August 12, 2018 — Jesse Harris

Update 07/09/2019

Snapd is now in a overlay on it's on for your convenience. See here

Update

The instructions to get snaps working on gentoo here are outdated. See my current post Snaps on Gentoo - The saga continues

Why?

Many will think it is heresy to put binary packages on a Gentoo system let alone a package system which encourages binary packages to come with their own set of shared libraries.

While I tend to agree, the practicality of sticking to this arrangement can be difficult for a couple of cases. Here are a few I can think of:

  • Source not available
  • No binary package or source ebuild for Gentoo
  • ebuild takes too long to compile

In the case of ebuilds taking too long (eg. chromium), I have a limited budget and can't really afford to leave my power hungry desktop on 24/7 to keep chromium builds up-to-date.

Here are a quick list of software that I use which fall into one of these categories:

  • Citrix Reciever
  • Powershell (Available as source, but no ebuild and I haven't had the time to try write one myself)
  • Minecraft (Gaming with the kids)
  • Discord (Chatting with games)
  • Chromium (Primarily a firefox user, but have some trouble with getting it to see and work with Citrix)

With my excuses for putting snap's on Gentoo out of the way, here is how I've got it working for my systems.

Overlay

There are a few overlay's for Gentoo out there. Even an official one maintained (or as the case may be, unmaintained) by zyga from Canonical. I tried that one, and many of the forks with no such luck.

After googling around I stumbled on a thread on snapcraft.io and a post from user jamesb192 about the progress on their snapd overlay.

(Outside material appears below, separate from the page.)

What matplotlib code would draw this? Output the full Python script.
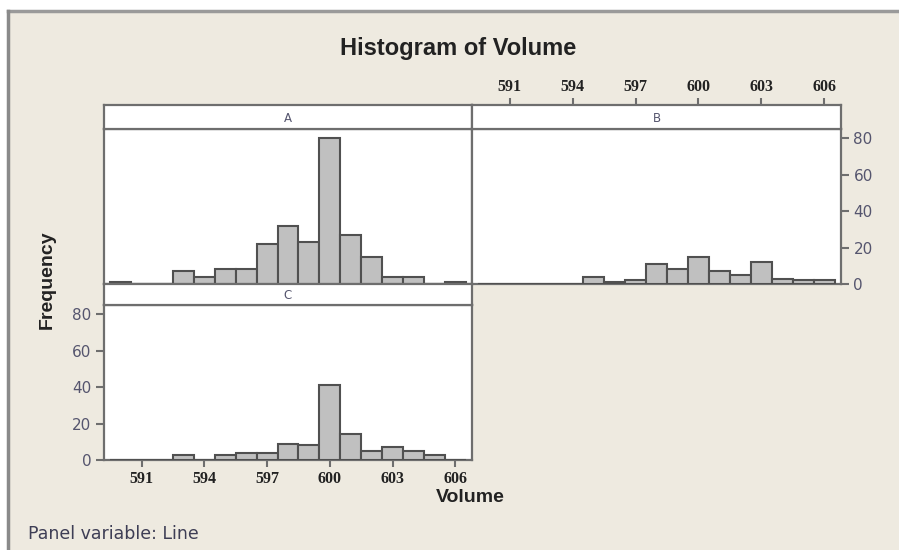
import numpy as np
import matplotlib.pyplot as plt
from matplotlib.lines import Line2D

# Bin centres (Volume) and counts per panel
volume = [590, 591, 592, 593, 594, 595, 596, 597, 598, 599, 600, 601, 602, 603, 604, 605, 606]
freq_a = [1, 0, 0, 7, 4, 8, 8, 22, 32, 23, 80, 27, 15, 4, 4, 0, 1]
freq_b = [0, 0, 0, 0, 0, 4, 1, 2, 11, 8, 15, 7, 5, 12, 3, 2, 2]
freq_c = [0, 0, 0, 3, 0, 3, 4, 4, 9, 8, 41, 14, 5, 7, 5, 3, 0]
x_ticks = [591, 594, 597, 600, 603, 606]
y_ticks = [0, 20, 40, 60, 80]

W, H = 899, 550
bg = '#EEEAE0'
edge = '#6E6E6E'
lab = '#55556E'
bar_fill = '#C0C0C0'
bar_edge = '#505050'

fig = plt.figure(figsize=(W / 100, H / 100), dpi=100)
fig.patch.set_facecolor(bg)

# white margin outside the window frame, then gray frame (top and left)
fig.patches.append(plt.Rectangle((0, 1 - 11 / H), 1, 11 / H, transform=fig.transFigure,
                                 facecolor='white', edgecolor='none', zorder=-10))
fig.patches.append(plt.Rectangle((0, 0), 8 / W, 1, transform=fig.transFigure,
                                 facecolor='white', edgecolor='none', zorder=-10))
fig.lines.append(Line2D([8 / W, 1], [1 - 11 / H, 1 - 11 / H], transform=fig.transFigure,
                        color='#9A9A9A', lw=2.5, zorder=-5))
fig.lines.append(Line2D([8 / W, 8 / W], [0, 1 - 11 / H], transform=fig.transFigure,
                        color='#8A8A8A', lw=2.5, zorder=-5))


def px_axes(x0, y0, x1, y1):
    # axes from pixel box (top-left origin)
    return fig.add_axes([x0 / W, 1 - y1 / H, (x1 - x0) / W, (y1 - y0) / H])


def style(ax):
    ax.set_facecolor('white')
    for s in ax.spines.values():
        s.set_color(edge)
        s.set_linewidth(1.6)
    ax.set_xticks([])
    ax.set_yticks([])


def strip(x0, y0, x1, y1, name):
    ax = px_axes(x0, y0, x1, y1)
    style(ax)
    ax.text(0.5, 0.45, name, ha='center', va='center', fontsize=8.5, color=lab,
            family='DejaVu Sans', transform=ax.transAxes)
    return ax


def hist(ax, counts):
    ax.bar(volume, counts, width=1.0, color=bar_fill, edgecolor=bar_edge, linewidth=1.5, zorder=3)
    ax.set_xlim(589.2, 606.8)
    ax.set_ylim(0, 85)


xl, xm, xr = 104, 472, 841
xfont = dict(family='Liberation Serif', weight='bold', fontsize=11.5)

# Panel A
ax_a = px_axes(xl, 129, xm, 284)
style(ax_a)
hist(ax_a, freq_a)
strip(xl, 105, xm, 129, 'A')

# Panel B
ax_b = px_axes(xm, 129, xr, 284)
style(ax_b)
hist(ax_b, freq_b)
ax_b.yaxis.tick_right()
ax_b.set_yticks(y_ticks)
ax_b.tick_params(axis='y', length=6, width=1.5, color=edge, labelcolor=lab, labelsize=11, pad=3)
strip_b = strip(xm, 105, xr, 129, 'B')
strip_b.set_xlim(589.2, 606.8)
strip_b.xaxis.tick_top()
strip_b.set_xticks(x_ticks)
strip_b.set_xticklabels([str(v) for v in x_ticks], **xfont)
strip_b.tick_params(axis='x', length=5, width=1.5, color=edge, labelcolor='#222222', pad=2)

# Panel C
ax_c = px_axes(xl, 305, xm, 460)
style(ax_c)
hist(ax_c, freq_c)
ax_c.set_yticks(y_ticks)
ax_c.tick_params(axis='y', length=6, width=1.5, color=edge, labelcolor=lab, labelsize=11, pad=3)
ax_c.set_xticks(x_ticks)
ax_c.set_xticklabels([str(v) for v in x_ticks], **xfont)
ax_c.tick_params(axis='x', length=5, width=1.5, color=edge, labelcolor='#222222', pad=3)
strip(xl, 284, xm, 305, 'C')

# Titles and labels
fig.text(458 / W, 1 - 48 / H, 'Histogram of Volume', ha='center', va='center',
         fontsize=17, weight='bold', family='Liberation Sans', color='#222222')
fig.text(470 / W, 1 - 498 / H, 'Volume', ha='center', va='center',
         fontsize=14, weight='bold', family='Liberation Sans', color='#222222')
fig.text(47 / W, 1 - 280 / H, 'Frequency', ha='center', va='center', rotation=90,
         fontsize=14, weight='bold', family='Liberation Sans', color='#222222')
fig.text(28 / W, 1 - 534 / H, 'Panel variable: Line', ha='left', va='center',
         fontsize=12.5, family='DejaVu Sans', color='#3E3E55')

fig.savefig('out.png', dpi=100, facecolor=fig.get_facecolor())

JamesB192 overlay works, but it doesn't have an overlay.xml file for adding with layman. To overcome this, I've hosted one on my site here. You can add this to your system using overlay like this:

        echo app-portage/layman git >> /etc/portage/package.use/layman
        emerge app-portage/layman
        layman -o http://jesseharrisit.com/overlay.xml -f -a gentoo-zigford

Now that you have the overlay installed should be able to emerge snapd like so:

        emerge app-emulation/snapd

Note - You may need to adjust your kernel config and the ebuild is pretty good at highlighting which options need to be set.

Issues

During my testing of snaps on Gentoo, I've come across a couple of issues that either have been solved or could be solved in the ebuild

  1. snap packages only install and run as root (This was solved by setting suid on /usr/lib64/snapd/snap-confine, and solved in ebuild 2.34)
  2. /var/lib/snapd not created (manually mkdir the directory)

Final thoughts.

Snap packages feel like a great augmentation for Gentoo. It allows me to keep using Gentoo as a daily driver and augment some of it's missing packages with packages from more popular distros.